Even though the stratosphere as a whole is cooling, high-latitude areas may become increasingly predisposed to springtime stratospheric warming events as weather patterns change in response to higher greenhouse gas loading. This would cause PSCs to disappear earlier in the season, and may explain why Antarctic ozone hole seasons have tended to end somewhat earlier since 2000 as compared with the most prolonged ozone holes of the 1990s.
The decrease in ozone-depleting chemicals has also been significantly affected by a decrease in bromine-containing chemicals. The data suggest that substantial natural sources exist for atmospheric methyl bromide (CH3Br).[2]
The 2004 ozone hole ended in November 2004, daily minimum stratospheric temperatures in the Antarctic lower stratosphere increased to levels that are too warm for the formation of polar stratospheric clouds (PSCs) about 2 to 3 weeks earlier than in most recent years.[3]
The Arctic winter of 2005 was extremely cold in the stratosphere; PSCs were abundant over many high-latitude areas until dissipated by a big warming event, which started in the upper stratosphere during February and spread throughout the Arctic stratosphere in March. The size of the Arctic area of anomalously low total ozone in 2004-2005 was larger than in any year since 1997. The predominance of anomalously low total ozone values in the Arctic region in the winter of 2004-2005 is attributed to the very low stratospheric temperatures and meteorological conditions favorable for ozone destruction along with the continued presence of ozone destroying chemicals in the stratosphere.[4]
A 2005 IPCC summary of ozone issues observed that observations and model calculations suggest that the global average amount of ozone depletion has now approximately stabilized. Although considerable variability in ozone is expected from year to year, including in polar regions where depletion is largest, the ozone layer is expected to begin to recover in coming decades due to declining ozone-depleting substance concentrations, assuming full compliance with the Montreal Protocol.[5]
Temperatures during the Arctic winter of 2006 stayed fairly close to the long-term average until late January, with minimum readings frequently cold enough to produce PSCs. During the last week of January, however, a major warming event sent temperatures well above normal — much too warm to support PSCs. By the time temperatures dropped back to near normal in March, the seasonal norm was well above the PSC threshold.[6] Preliminary satellite instrument-generated ozone maps show seasonal ozone buildup slightly below the long-term means for the Northern Hemisphere as a whole, although some high ozone events have occurred.[7] During March 2006, the Arctic stratosphere poleward of 60 degrees North Latitude was free of anomalously low ozone areas except during the three-day period from March 17 to 19 when the total ozone cover fell below 300 DU over part of the North Atlantic region from Greenland to Scandinavia.[8]
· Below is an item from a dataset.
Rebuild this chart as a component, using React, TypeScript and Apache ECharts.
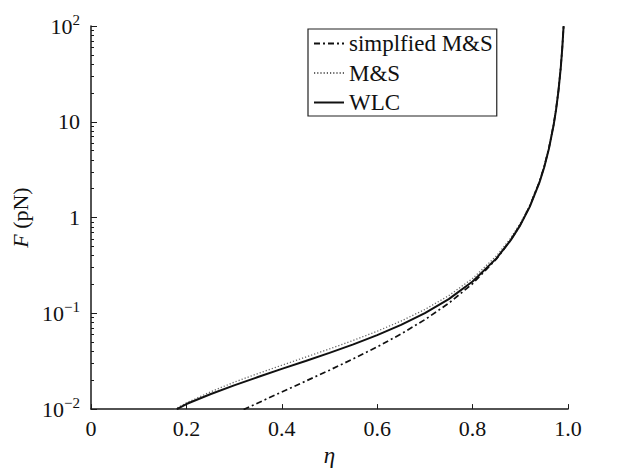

The area where total column ozone is less than 220 DU (the accepted definition of the boundary of the ozone hole) was relatively small until around 20 August 2006. Since then the ozone hole area increased rapidly, peaking at 29 million km² September 24. In October 2006, NASA reported that the year's ozone hole set a new area record with a daily average of 26 million km² between 7 September and 13 October 2006; total ozone thicknesses fell as low as 85 DU on October 8. The two factors combined, 2006 sees the worst level of depletion in recorded ozone history. The depletion is attributed to the temperatures above the Antarctic reaching the lowest recording since comprehensive records began in 1979.[9][10]
The Antarctic ozone hole is expected to continue for decades. Ozone concentrations in the lower stratosphere over Antarctica will increase by 5%–10% by 2020 and return to pre-1980 levels by about 2060–2075, 10–25 years later than predicted in earlier assessments. This is because of revised estimates of atmospheric concentrations of Ozone Depleting Substances — and a larger predicted future usage in developing countries. Another factor which may aggravate ozone depletion is the draw-down of nitrogen oxides from above the stratosphere due to changing wind patterns.[11]